The judge rejected arguments by Franco’s lawyers at Stern Thomasson that Allied’s strategy was a gimmick that “would permit all defendants to unilaterally make class actions impossible by simply mailing a check for a paltry sum and avoid class liability and significantly higher amounts of class damages.” Judge Forrest discounted that concern, calling it “speculative” and “not based in any facts tethered to this case.”

I don’t think it’s so speculative – and lawyers at Stern Thomasson don’t either. On Tuesday, Andrew Thomasson told me his client will be filing a request for interlocutory appeal at the 2nd Circuit by the end of this week.

I hope the appeals court allows it. The facts of this particular case are idiosyncratic, and clearly Judge Forrest thought there was reason to question the motives of the named plaintiff and his lawyers. But her reasoning give class action defendants a way to kill class actions using a variation of the technique shot down in the Supreme Court’s 2016 decision in Campbell-Ewald v. Gomez (136 S.Ct. 663). Already, a TCPA class action defendant, ZocDoc, has cited Judge Forrest’s decision in a 2nd Circuit appeal of class certification. If the judge’s Allied decision stands, ZocDoc will be the first in a long line.

The Allied class action actually predates the Supreme Court’s Campbell-Ewald case. It was filed back in June 2013. A few months later, using a then-common defense tactic to end class actions by offering full judgments to lead plaintiffs, Allied said it would pay Gilberto Franco $1,501, plus reasonable fees. After he rejected the offer, Allied argued its offer had mooted the case. Judge Forrest dismissed the class action in 2014.

The 2nd Circuit revived it in 2015, holding that Franco’s claim was not mooted by Allied’s offer because there was no entry of judgment against the debt collector. Allied went back to the drawing board and proposed that Judge Forrest enter a $1,501 judgment for Franco and then dismiss the case. (Allied’s filing came on the same day the 2nd Circuit issued its mandate.) She obliged in November 2015.

Franco’s lawyers went back to the 2nd Circuit. While the appeals court had the case, the Supreme Court ruled in Campbell-Ewald that an unaccepted offer of judgment to a lead class action plaintiff does not moot the case, which remains alive as long as the plaintiff has “a concrete interest, however small, in the litigation’s outcome.” The Supreme Court left open the possibility that a case might be mooted if a class action defendant actually tendered payment to a recalcitrant lead plaintiff but the 2nd Circuit slammed that door shut in 2017’s Geismann v. ZocDoc (850 F.3d 507).
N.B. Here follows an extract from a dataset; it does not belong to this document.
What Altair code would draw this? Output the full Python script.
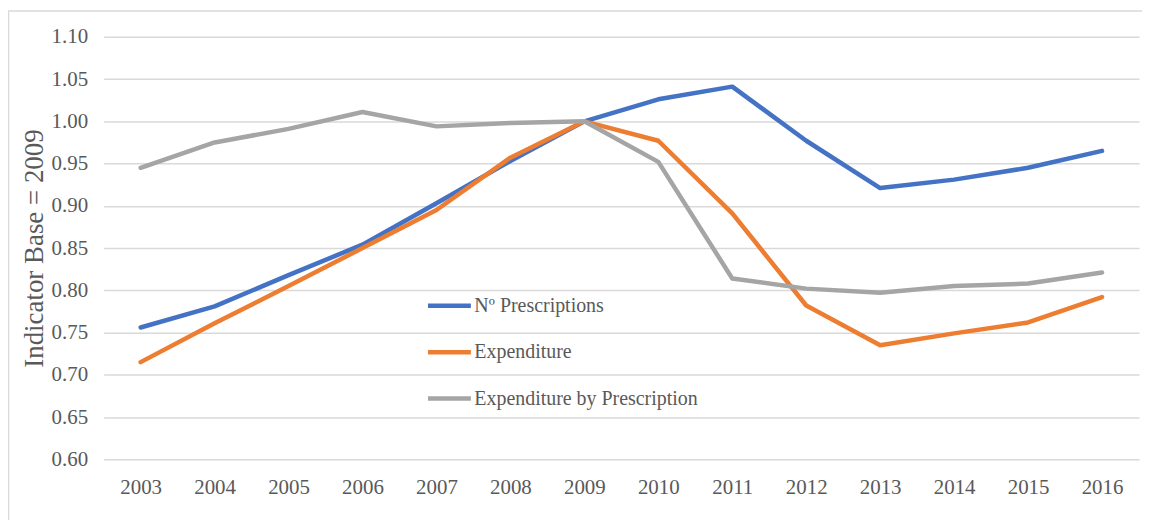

Under Campbell-Ewald and Geismann precedent, the 2nd Circuit said in a summary order last April, Franco’s claims are not moot. “Allied Interstate’s attempts to circumvent this clear precedent are unavailing,” the court said. “We see no meritorious grounds for distinguishing Geismann.”

With the class action revived for a second time, Allied’s lawyers at Reed Smith came up with the new argument that the class couldn’t be certified because Franco doesn’t represent classwide interests. As if to drive that point home, the defendant actually sent a check for more than $2,750 to Franco’s lawyers. “This amount is almost triple what plaintiff could have hoped to recover on his individual claim,” Allied argued. “Regardless of whether this event moots plaintiff’s claim as a matter of law, the fact remains that plaintiff claim has been fully compensated. This economic reality demonstrates that plaintiff – who has been compensated in excess of the amount of his claim – is neither a typical nor an adequate representative of the putative class, which may contain members who have not been so compensated. Mr. Franco’s unique circumstances as the only member of the putative class to have been compensated for his claim have irreparably compromised his role as lead plaintiff in this litigation.”
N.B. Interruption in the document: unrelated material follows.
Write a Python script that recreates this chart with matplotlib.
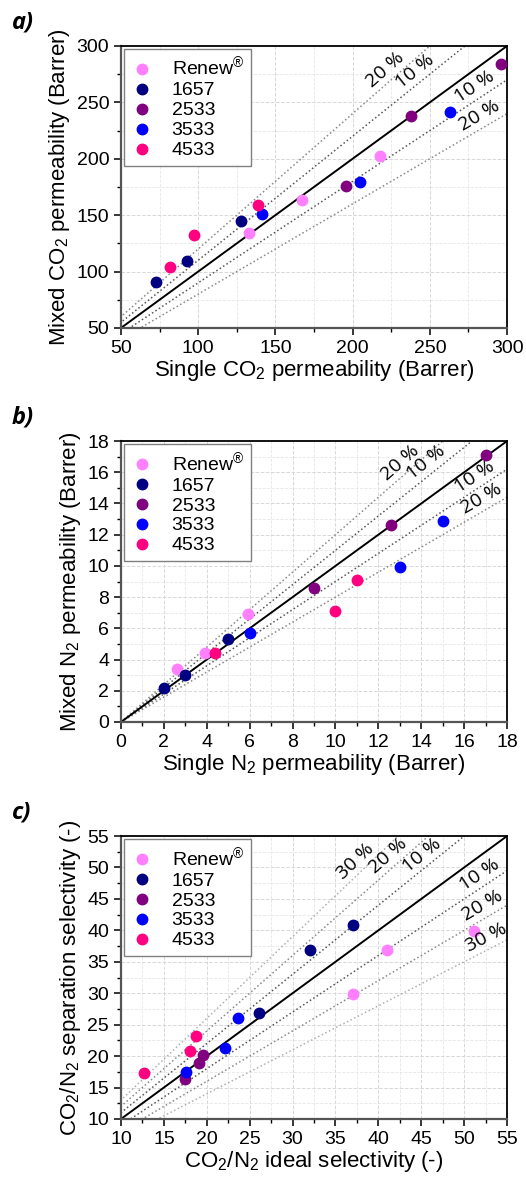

Franco’s lawyers, who pointed out that they refused to accept Allied’s check, said nothing about the case required an individual inquiry. In an accompanying declaration, Franco lawyer Andrew Thomasson said, among other things, that Allied’s offer didn’t satisfy Franco’s claim because it did not include any classwide relief or fees and costs for plaintiffs’ counsel. (Class lawyers in the Campbell-Ewald case at the Supreme Court made the same argument.) In addition, Stern Thomasson asked Judge Forrest for permission to supplement the record if she had additional questions about Franco’s suitability.

Instead, Judge Forrest denied class certification because, she ruled, Franco hadn’t explained his motive for refusing Allied’s offer. I haven’t previously seen a judge call on a prospective lead plaintiff to explain the decision not to accept a settlement offer, and, frankly, I’m not sure that a plaintiff could offer an explanation, assuming he or she consulted with lawyers on the offer, without compromising attorney-client privilege.

The judge ordered Allied and Franco to propose a schedule for the resolution of Franco’s individual claims, which raises additional complication about Franco’s standing to appeal Judge Forrest’s class certification ruling if the 2nd Circuit declines to grant an interlocutory appeal. That’s all the more reason for the appeals court to take this case now.

I emailed Allied counsel Casey Laffey of Reed Smith but didn’t hear back.

The views expressed in this article are not those of Reuters News.